Doctor Eddie Raleigh and I met for the first time on an unusually hot day in January. At the time, my head was inside the end of a VW bus, and my arms and shirt were covered in motor oil. The bus, which doubled as our ambulance, had sat uselessly in the hospital’s courtyard for weeks, and I was determined to do something about it.
“I can’t see what the problem is.” I wiped my brow with an oily sleeve. “That bolt’s tight, but this pipe is still dripping… Anton, hand me the other wrench?”
Without taking my eyes off the engine, I stretched out a hand in the direction of the half a dozen boys who were watching my futile attempt at vehicle repairs with great interest and many unhelpful comments. When the tool wasn’t forthcoming, I glanced up. All I could see of the boys were their narrow backs, clad in an array of cast-off shirts. They were looking at something I couldn’t see.
I straightened, narrowly missing cracking my head on the open engine hatch.
A stranger stood at the front of the bus, holding a small leather suitcase in one hand and a white trilby hat in the other. He was tall and slender, with a shock of reddish hair that brushed the collar of his tailored shirt. He was in shirtsleeves; a summer coat hung in limp folds over the suitcase. He gave an impression of the slightly rumpled elegance seen in the well-to-do traveller.
The boys remained still as salt pillars, so I took charge. “Hello there. Can we help?”
He approached, looking relieved about the friendly break of the stand-off. Close up, a fine spray of freckles dotting his nose and cheeks captured my attention. He had high cheekbones, and laughter lines around the eyes. His jade-green gaze gave me a sudden jolt, like I’d missed a step while hurrying down a flight of stairs. He smiled, his face lighting up with an openness that was rare and refreshing. The way his mouth quirked at one corner made my cheeks burn.
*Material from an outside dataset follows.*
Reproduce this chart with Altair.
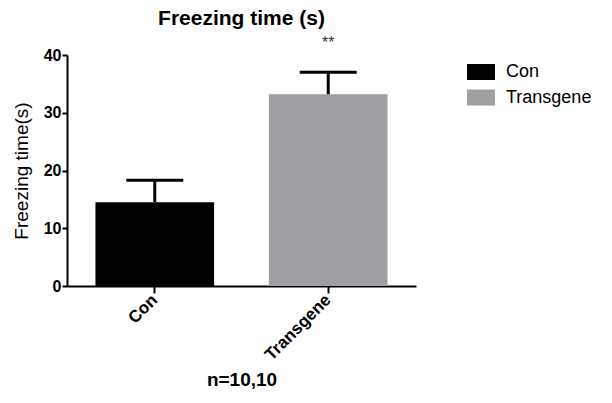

“Do you need assistance?” I attributed the uncharacteristic edge in my voice to the forward way his gaze still held mine fast. Instantly, anxiety washed over me. Did he think me rude? But his smile was unwavering.
“I’m Edward Raleigh.” His voice was low and pleasant. “The new doctor.” He extended his hand. At the last moment I remembered the engine grease on my fingers. I grimaced, holding my arm rigidly by my side.
“You don’t want to get grease all over you.” In lieu of a handshake I put all the warmth I had into the words. “How do you do. I’m Father Daniel Blakemore. Welcome to Providence Hospital, Doctor Raleigh. We’re very glad to have you on board.”
“It’s good to be here at last.” From his tone, it wasn’t difficult to deduce the relief of a journey finally completed. He smiled that bright smile again. “And to be so promptly appreciated.”
“You’ll want to see Mr Hogarth.” That was the hospital’s director and head surgeon. I sized up the boys. “Anton, take Doctor Raleigh to the administrative offices.”
“Thank you, Father.” Raleigh’s smile was just for me this time. Until he turned to Anton, at least. “Ready when you are.”
The boy looked proud to be entrusted with this important task. “This way.” He set off towards the hospital, his back straight, his eyes twinkling with curiosity. I tried to see the white, two-storey building with its gabled red roof through the eyes of the elegant doctor. Hopefully, Raleigh would be too busy digesting his unfamiliar surroundings to notice the cracks in the walls and the peeling paint.
“Clinic’s just finished for the day.” Anton’s voice carried from halfway across the deserted courtyard. He seemed to be responding to a question from Raleigh. “Don’t get used to the quiet. It doesn’t last.”
Something in the doctor’s response made Anton grin. He hurried to hold the door to the Casualty department and let Raleigh precede him. A smile stole onto my face. Despite his elegance, I had an inkling that Raleigh would fit right in.
“The new doctor is very tall.”
I turned my attention to the boys still crowding around the bus. The speaker, a small, wiry lad of about ten, grinned at me.
I chuckled. “So he is.” Turning back to the engine with its intractable tangle of wires and pipes, I gave a sigh. “Gentlemen, back to it. Someone hand me the flat-blade screwdriver, please.”